[Short task] Of all the lines in the material, how many contain the word "matplotlib"? State the number alone.
● ● ● ●
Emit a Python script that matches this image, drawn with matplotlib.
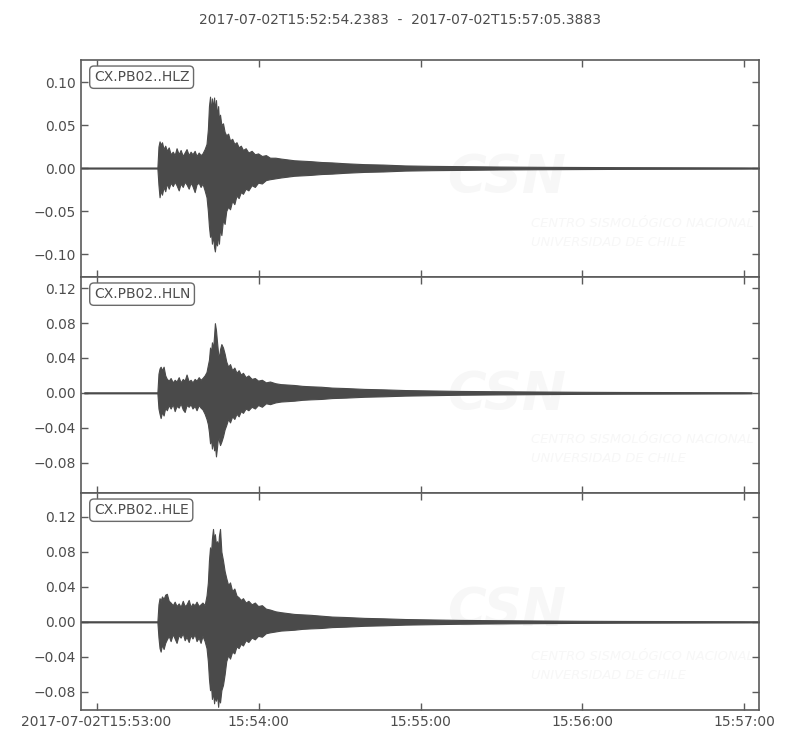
import datetime as dt
import numpy as np
import matplotlib
matplotlib.use("Agg")
import matplotlib.pyplot as plt

# ---------------- data ----------------
title_text = "2017-07-02T15:52:54.2383  -  2017-07-02T15:57:05.3883"
start_time = dt.datetime(2017, 7, 2, 15, 52, 54, 238300)
end_time = dt.datetime(2017, 7, 2, 15, 57, 5, 388300)

trace_labels = ["CX.PB02..HLZ", "CX.PB02..HLN", "CX.PB02..HLE"]

tick_clock = [(15, 53, 0), (15, 54, 0), (15, 55, 0), (15, 56, 0), (15, 57, 0)]
tick_labels = ["2017-07-02T15:53:00", "15:54:00", "15:55:00", "15:56:00", "15:57:00"]

# envelope node times (seconds after start)
t_nodes = [0.0, 28.3,
           28.7, 29.1, 29.5, 30.0, 30.6, 31.2, 31.8, 32.5, 33.2, 34.0, 34.7, 35.4, 36.2, 36.9,
           37.7, 38.4, 39.1, 39.9, 40.6, 41.3, 42.1, 42.8, 43.6, 44.3, 45.0, 45.8, 46.5,
           47.0, 47.4, 47.8, 48.1, 48.5, 48.9, 49.3, 49.6, 50.0, 50.4, 50.8, 51.1, 51.5, 52.0, 52.6, 53.2,
           53.8, 54.5, 55.2, 56.0, 56.8, 57.6, 58.4, 59.2, 60.0, 61.0, 62.0, 63.2, 64.4, 65.6, 67.0, 68.5, 70.0,
           72.0, 74.0, 76.5, 79.0, 82.0, 85.0, 89.0, 93.0, 98.0, 105.0, 112.0, 120.0, 130.0, 140.0, 155.0,
           170.0, 185.0, 200.0, 215.0, 230.0, 245.0, 251.1]

# HLZ
z_upper = [0.0006, 0.0006,
           0.025, 0.031, 0.027, 0.030, 0.022, 0.026, 0.020, 0.024, 0.016, 0.019, 0.015, 0.023, 0.016, 0.021,
           0.014, 0.018, 0.022, 0.015, 0.019, 0.016, 0.020, 0.014, 0.018, 0.015, 0.017, 0.022, 0.028,
           0.045, 0.072, 0.083, 0.064, 0.081, 0.070, 0.082, 0.066, 0.079, 0.060, 0.072, 0.055, 0.062, 0.050, 0.052, 0.042,
           0.038, 0.040, 0.032, 0.034, 0.028, 0.030, 0.024, 0.026, 0.021, 0.023, 0.018, 0.020, 0.016, 0.017, 0.014, 0.015, 0.012,
           0.012, 0.011, 0.010, 0.009, 0.0085, 0.008, 0.007, 0.0065, 0.0055, 0.0045, 0.004, 0.003, 0.0025, 0.0022, 0.0017,
           0.0014, 0.0012, 0.001, 0.0009, 0.0008, 0.0007, 0.0006]
z_lower = [-0.0006, -0.0006,
           -0.020, -0.034, -0.026, -0.031, -0.022, -0.027, -0.018, -0.024, -0.017, -0.021, -0.016, -0.020, -0.026, -0.018,
           -0.022, -0.016, -0.019, -0.024, -0.017, -0.021, -0.028, -0.019, -0.017, -0.022, -0.018, -0.026, -0.034,
           -0.050, -0.068, -0.080, -0.072, -0.088, -0.078, -0.092, -0.097, -0.085, -0.090, -0.075, -0.088, -0.070, -0.078, -0.060, -0.065,
           -0.050, -0.045, -0.048, -0.038, -0.042, -0.032, -0.035, -0.028, -0.030, -0.024, -0.026, -0.020, -0.022, -0.017, -0.018, -0.014, -0.013,
           -0.012, -0.011, -0.010, -0.009, -0.0085, -0.008, -0.007, -0.0065, -0.0055, -0.0045, -0.004, -0.003, -0.0025, -0.0022, -0.0017,
           -0.0014, -0.0012, -0.001, -0.0009, -0.0008, -0.0007, -0.0006]

# HLN
n_start, n_end = 1.2, 248.4
n_upper = [0.0006, 0.0006,
           0.022, 0.028, 0.030, 0.026, 0.030, 0.020, 0.016, 0.014, 0.017, 0.012, 0.015, 0.013, 0.018, 0.012,
           0.016, 0.014, 0.021, 0.013, 0.015, 0.012, 0.016, 0.014, 0.018, 0.015, 0.017, 0.020, 0.024,
           0.032, 0.038, 0.052, 0.044, 0.058, 0.050, 0.066, 0.080, 0.072, 0.058, 0.045, 0.040, 0.050, 0.056, 0.052, 0.045,
           0.036, 0.030, 0.033, 0.026, 0.029, 0.023, 0.026, 0.021, 0.023, 0.018, 0.020, 0.016, 0.017, 0.014, 0.015, 0.012, 0.013,
           0.011, 0.010, 0.0095, 0.009, 0.008, 0.0075, 0.007, 0.006, 0.0055, 0.0045, 0.004, 0.0032, 0.0027, 0.0022, 0.0018,
           0.0015, 0.0012, 0.001, 0.0009, 0.0008, 0.0007, 0.0006]
n_lower = [-0.0006, -0.0006,
           -0.018, -0.024, -0.029, -0.022, -0.026, -0.017, -0.020, -0.014, -0.018, -0.013, -0.021, -0.015, -0.017, -0.012,
           -0.019, -0.022, -0.014, -0.016, -0.013, -0.018, -0.015, -0.020, -0.014, -0.017, -0.019, -0.024, -0.030,
           -0.036, -0.045, -0.058, -0.050, -0.064, -0.055, -0.066, -0.060, -0.073, -0.062, -0.048, -0.055, -0.060, -0.056, -0.050, -0.042,
           -0.037, -0.030, -0.034, -0.027, -0.030, -0.024, -0.027, -0.021, -0.023, -0.018, -0.020, -0.016, -0.018, -0.014, -0.016, -0.012, -0.013,
           -0.011, -0.010, -0.0095, -0.009, -0.008, -0.0075, -0.007, -0.006, -0.0055, -0.0045, -0.004, -0.0032, -0.0027, -0.0022, -0.0018,
           -0.0015, -0.0012, -0.001, -0.0009, -0.0008, -0.0007, -0.0006]

# HLE
e_upper = [0.0006, 0.0006,
           0.020, 0.027, 0.024, 0.029, 0.026, 0.031, 0.032, 0.024, 0.022, 0.019, 0.023, 0.018, 0.021, 0.017,
           0.024, 0.018, 0.020, 0.025, 0.017, 0.021, 0.019, 0.023, 0.018, 0.020, 0.022, 0.019, 0.030,
           0.045, 0.070, 0.085, 0.075, 0.095, 0.106, 0.092, 0.100, 0.088, 0.092, 0.085, 0.098, 0.106, 0.080, 0.070, 0.058,
           0.050, 0.042, 0.045, 0.035, 0.038, 0.030, 0.028, 0.025, 0.027, 0.022, 0.024, 0.020, 0.022, 0.018, 0.019, 0.015, 0.014,
           0.012, 0.011, 0.010, 0.009, 0.0085, 0.008, 0.007, 0.006, 0.0055, 0.0045, 0.004, 0.0032, 0.0027, 0.0022, 0.0018,
           0.0015, 0.0012, 0.001, 0.0009, 0.0008, 0.0007, 0.0006]
e_lower = [-0.0006, -0.0006,
           -0.018, -0.030, -0.034, -0.026, -0.031, -0.024, -0.020, -0.016, -0.022, -0.014, -0.019, -0.024, -0.015, -0.018,
           -0.013, -0.021, -0.017, -0.023, -0.015, -0.019, -0.014, -0.022, -0.018, -0.024, -0.016, -0.022, -0.030,
           -0.045, -0.065, -0.078, -0.070, -0.088, -0.080, -0.093, -0.085, -0.090, -0.082, -0.097, -0.086, -0.092, -0.078, -0.072, -0.060,
           -0.045, -0.038, -0.042, -0.034, -0.036, -0.028, -0.030, -0.025, -0.027, -0.021, -0.023, -0.018, -0.020, -0.016, -0.017, -0.013, -0.012,
           -0.011, -0.010, -0.0095, -0.009, -0.008, -0.0075, -0.007, -0.006, -0.0055, -0.0045, -0.004, -0.0032, -0.0027, -0.0022, -0.0018,
           -0.0015, -0.0012, -0.001, -0.0009, -0.0008, -0.0007, -0.0006]

y_limits = [(-0.1267, 0.1256), (-0.115, 0.133), (-0.1006, 0.147)]
y_ticks = [[-0.10, -0.05, 0.00, 0.05, 0.10],
           [-0.08, -0.04, 0.00, 0.04, 0.08, 0.12],
           [-0.08, -0.04, 0.00, 0.04, 0.08, 0.12]]

# ---------------- figure ----------------
TXT = "#4d4d4d"
WAVE = "#4a4a4a"
SPINE = "#5a5a5a"
WM = "#f7f7f7"

plt.rcParams["font.family"] = ["DejaVu Sans"]
plt.rcParams["font.size"] = 10

fig = plt.figure(figsize=(8, 7.5), dpi=100)
fig.text(0.5, 1 - 20 / 750, title_text, ha="center", va="center", color=TXT, fontsize=10)

W, H = 800.0, 750.0
left, right = 81, 759
rows = [(60, 277), (277, 493), (493, 710)]

t_arr = np.array(t_nodes)
t_n = np.array([n_start] + t_nodes[1:-1] + [n_end])
traces = [(t_arr, z_upper, z_lower), (t_n, n_upper, n_lower), (t_arr, e_upper, e_lower)]

duration = (end_time - start_time).total_seconds()
tick_pos = [(dt.datetime(2017, 7, 2, h, m, s) - start_time).total_seconds() for h, m, s in tick_clock]

axes = []
for i, (top, bot) in enumerate(rows):
    ax = fig.add_axes([left / W, 1 - bot / H, (right - left) / W, (bot - top) / H],
                      sharex=axes[0] if axes else None)
    axes.append(ax)
    tt, up, lo = traces[i]
    # faint watermark
    ax.text(0.628, 0.455, "CSN", transform=ax.transAxes, ha="center", va="center",
            fontsize=38, fontweight="bold", style="italic", color=WM, zorder=0, clip_on=True)
    ax.text(0.664, 0.205, "CENTRO SISMOLÓGICO NACIONAL\nUNIVERSIDAD DE CHILE",
            transform=ax.transAxes, ha="left", va="center", fontsize=9.4, style="italic",
            color=WM, linespacing=1.6, zorder=0, clip_on=True)
    ax.fill_between(tt, lo, up, color=WAVE, lw=0.8, edgecolor=WAVE, zorder=2)
    ax.set_xlim(0, duration)
    ax.set_ylim(*y_limits[i])
    ax.set_yticks(y_ticks[i])
    ax.yaxis.set_major_formatter(matplotlib.ticker.FuncFormatter(
        lambda v, p: ("%.2f" % v).replace("-", "\u2212") if abs(v) > 1e-9 else "0.00"))
    ax.set_xticks(tick_pos)
    ax.tick_params(direction="in", length=5, width=1, colors=SPINE, labelcolor=TXT,
                   top=True, right=True, labelsize=10)
    for sp in ax.spines.values():
        sp.set_color(SPINE)
        sp.set_linewidth(1.2)
    if i < 2:
        ax.tick_params(labelbottom=False)
    else:
        ax.set_xticklabels(tick_labels)
    ax.text(0.019, 0.953, trace_labels[i], transform=ax.transAxes, ha="left", va="top",
            color=TXT, fontsize=10, zorder=5,
            bbox=dict(boxstyle="round,pad=0.3", fc="white", ec="#6a6a6a", lw=1.0))

fig.savefig("out.png", dpi=100)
● ● ● ●
[Written solution] 5